Data extract =
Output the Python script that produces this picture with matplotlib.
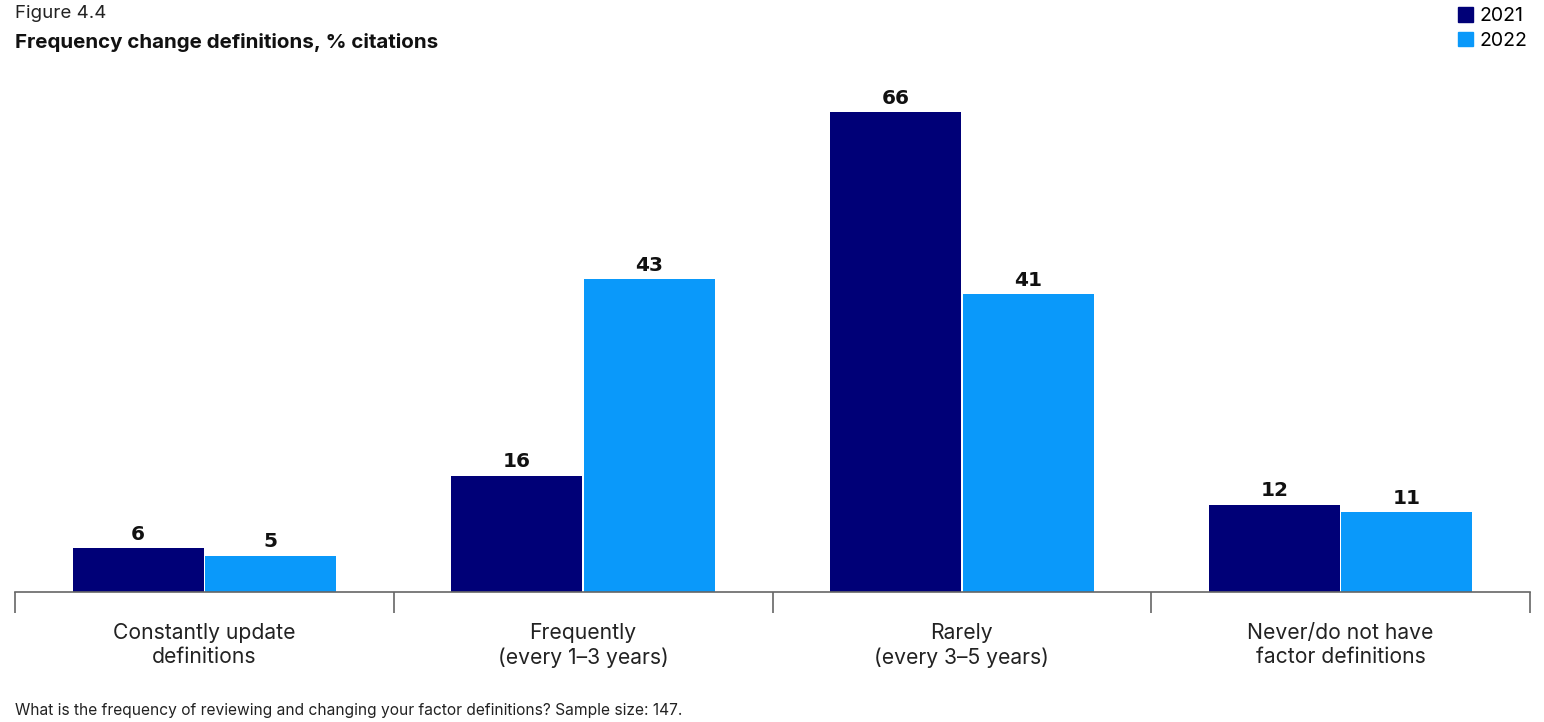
import numpy as np
import matplotlib.pyplot as plt
from matplotlib.patches import Patch

categories = ['Constantly update\ndefinitions', 'Frequently\n(every 1\u20133 years)',
              'Rarely\n(every 3\u20135 years)', 'Never/do not have\nfactor definitions']
vals_2021 = [6, 16, 66, 12]
vals_2022 = [5, 43, 41, 11]
series = ['2021', '2022']
colors = ['#000077', '#0A99FA']

plt.rcParams['font.family'] = ['Inter', 'DejaVu Sans']

fig = plt.figure(figsize=(15.44, 7.22), dpi=100)
ax = fig.add_axes([15/1544, 1 - 592/722, (1530-15)/1544, (592-83)/722])

x = np.arange(len(categories))
w = 0.346
for off, vals, c in [(-0.175, vals_2021, colors[0]), (0.175, vals_2022, colors[1])]:
    bars = ax.bar(x + off, vals, w, color=c, edgecolor='none')
    for b, v in zip(bars, vals):
        ax.text(b.get_x() + b.get_width()/2, v + 0.6, str(v), ha='center', va='bottom',
                fontsize=14.5, fontweight='bold', family=['DejaVu Sans'], color='#111111')

ax.set_xlim(-0.5, 3.5)
ax.set_ylim(0, 70)
ax.set_yticks([])
for s in ['top', 'right', 'left']:
    ax.spines[s].set_visible(False)
ax.spines['bottom'].set_color('#666666')
ax.spines['bottom'].set_linewidth(1.2)

ax.set_xticks(np.arange(-0.5, 4, 1))
ax.set_xticklabels([])
ax.tick_params(axis='x', which='major', length=15, width=1.2, color='#666666')
ax.set_xticks(x, minor=True)
ax.set_xticklabels(categories, minor=True, fontsize=15.2, color='#222222', linespacing=1.3)
ax.tick_params(axis='x', which='minor', length=0, pad=22)

fig.text(15/1544, 1 - 14/722, 'Figure 4.4', fontsize=13.5, color='#222222', va='center')
fig.text(15/1544, 1 - 42/722, 'Frequency change definitions, % citations', fontsize=14.8,
         fontweight='bold', color='#111111', va='center')
fig.text(15/1544, 1 - 711/722, 'What is the frequency of reviewing and changing your factor definitions? Sample size: 147.',
         fontsize=11.2, color='#222222', va='center')

handles = [Patch(color=c) for c in colors]
fig.legend(handles, series, loc='upper right', bbox_to_anchor=(1539/1544, 1.006), frameon=False,
           handlelength=0.75, handleheight=0.75, handletextpad=0.35, fontsize=14, labelspacing=0.35,
           borderaxespad=0.2)

fig.savefig('out.png', dpi=100)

Your instructions = Search the lines above for the string "matplotlib" and copy each line that has it.

Task answer =
Output the Python script that produces this picture with matplotlib.
import matplotlib.pyplot as plt
from matplotlib.patches import Patch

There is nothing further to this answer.